The question everyone wanted to know at the VR World event was is there a place for VR, AR (augmented reality) and MR (mixed reality) in consumers’ every day lives.
“2017 is about experimenting with the technology and working out how to commercialise in an attempt to get the best seats in the house. If you could put a head set on and be next to Tom Cruise, that’s my next goal,” said Nockles.
“We are still innovating, still experimenting and still pushing. This is a very exciting time as we are experimenting as an industry” – Richard Nockles
Sky is a keen advocate of VR; last year, the broadcaster set up its own in-house VR production unit. It has also produced a raft of VR content including behind-the-scenes footage of Team Sky’s preparation for the Tour De France (pictured), F1 VR experiences while Sky News has created 360-degree films of the migrant camp in Calais.
Nockles explained that shared experiences are key to VR and dismissed the suggestion from some critics that wearing a headset can lead to an anti-social experience.
“Panoramic, 360 video and the integration of CGI really works for us a broadcasters, and we’re getting amazing feedback from audiences,” he said.
”We want people to share and engage with the content. We want people to come back, they’re hungry for more.
“When you can experience sitting in the front row with your friend it is the ultimate social experience; it feels playful and exciting,” Nockles said.
The benefits to audiences are clear but questions remain as to how the technology might enhance enterprise.

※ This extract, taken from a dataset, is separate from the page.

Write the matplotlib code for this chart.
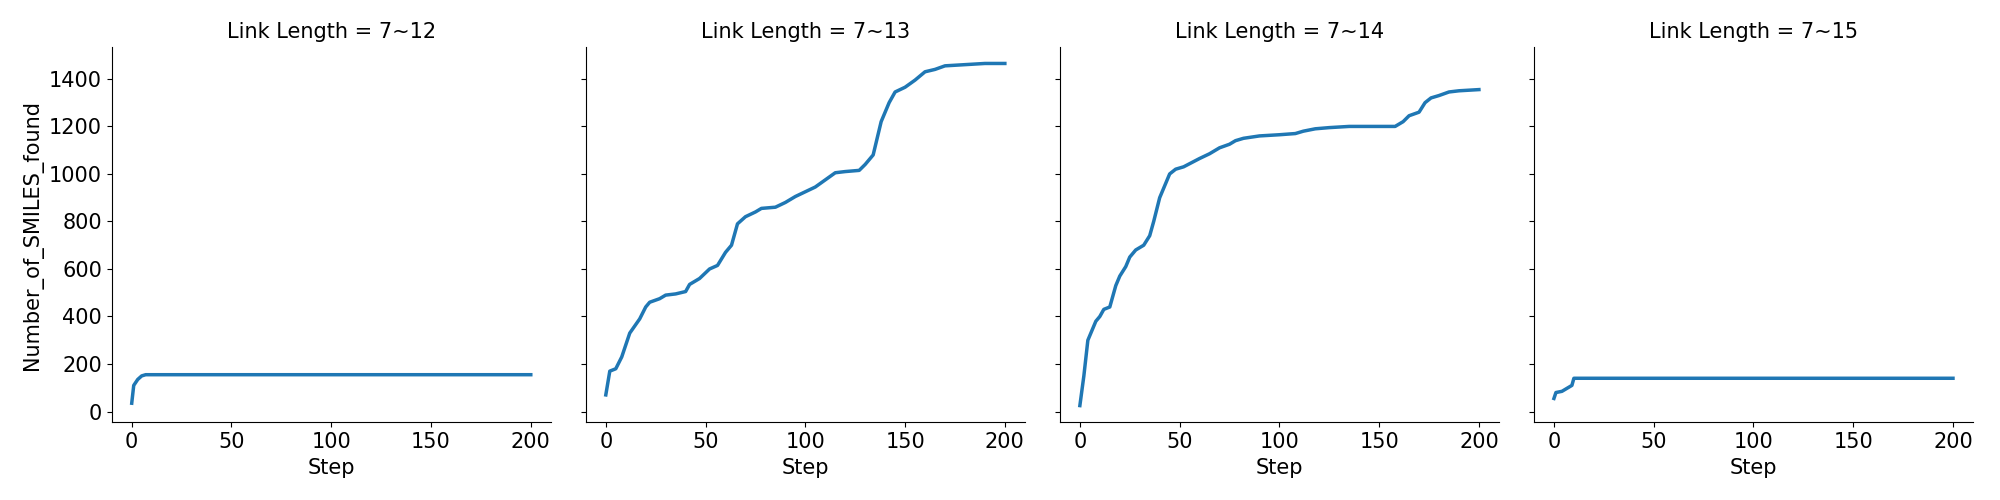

The use of AR has become a key tool for collaboration and developing process efficiencies for fashion giant H&M.
Peter Hagstrӧm, H&M, Innovation Evangelist told delegates that the next step for H&M is using AR and green screen technology for consumers to try on clothes virtually.
“Some analysts say the headset market will be worth $45 billion, and some say $120 billion. What we can be assured of is that number is going to be huge” - Gary Radburn
Hagstrӧm predicted in a year the technology would evolve for consumers as well as designers to efficiently implement this technology in their work flows.
Currently, H&M designers are using VR and AR technology to design, experiment and manipulate pieces for mass production.
“The next step in this journey is collaborating globally from Sweden, to Hong Kong to Shanghai. Everyone together in one [virtual] room” Hagstrӧm said.
The potential efficiencies are enormous but the technology needs to evolve. Hagstrӧm said: “Imagine using social media, to meet your friends in a virtual fitting room”.
Beyond media and entertainment
Dell Inc, Director of Workstation, Virtualisation, Commercial VR and AR, Gary Radburn said: “Projections that the head set market itself is going to be worth $45 billion. Some analysts say $80 billion, some say $120 billion. What we can be assured of is that number is going to be huge.”
Radburn added that use of the technology is likely to spread into other industries, in particular training and health care.
He said 70% of the VR market today is based around media and entertainment, with 360-degree video mainly being consumed on phones.
”We are going to see a shift from the media and entertainment market into the commercial market and the health care market.
”In some instances that has already happened. The industrial market commercially is at 35%.
“VR technology is also being used to implement training techniques and skills in a timely and efficient manner,” Radburn said.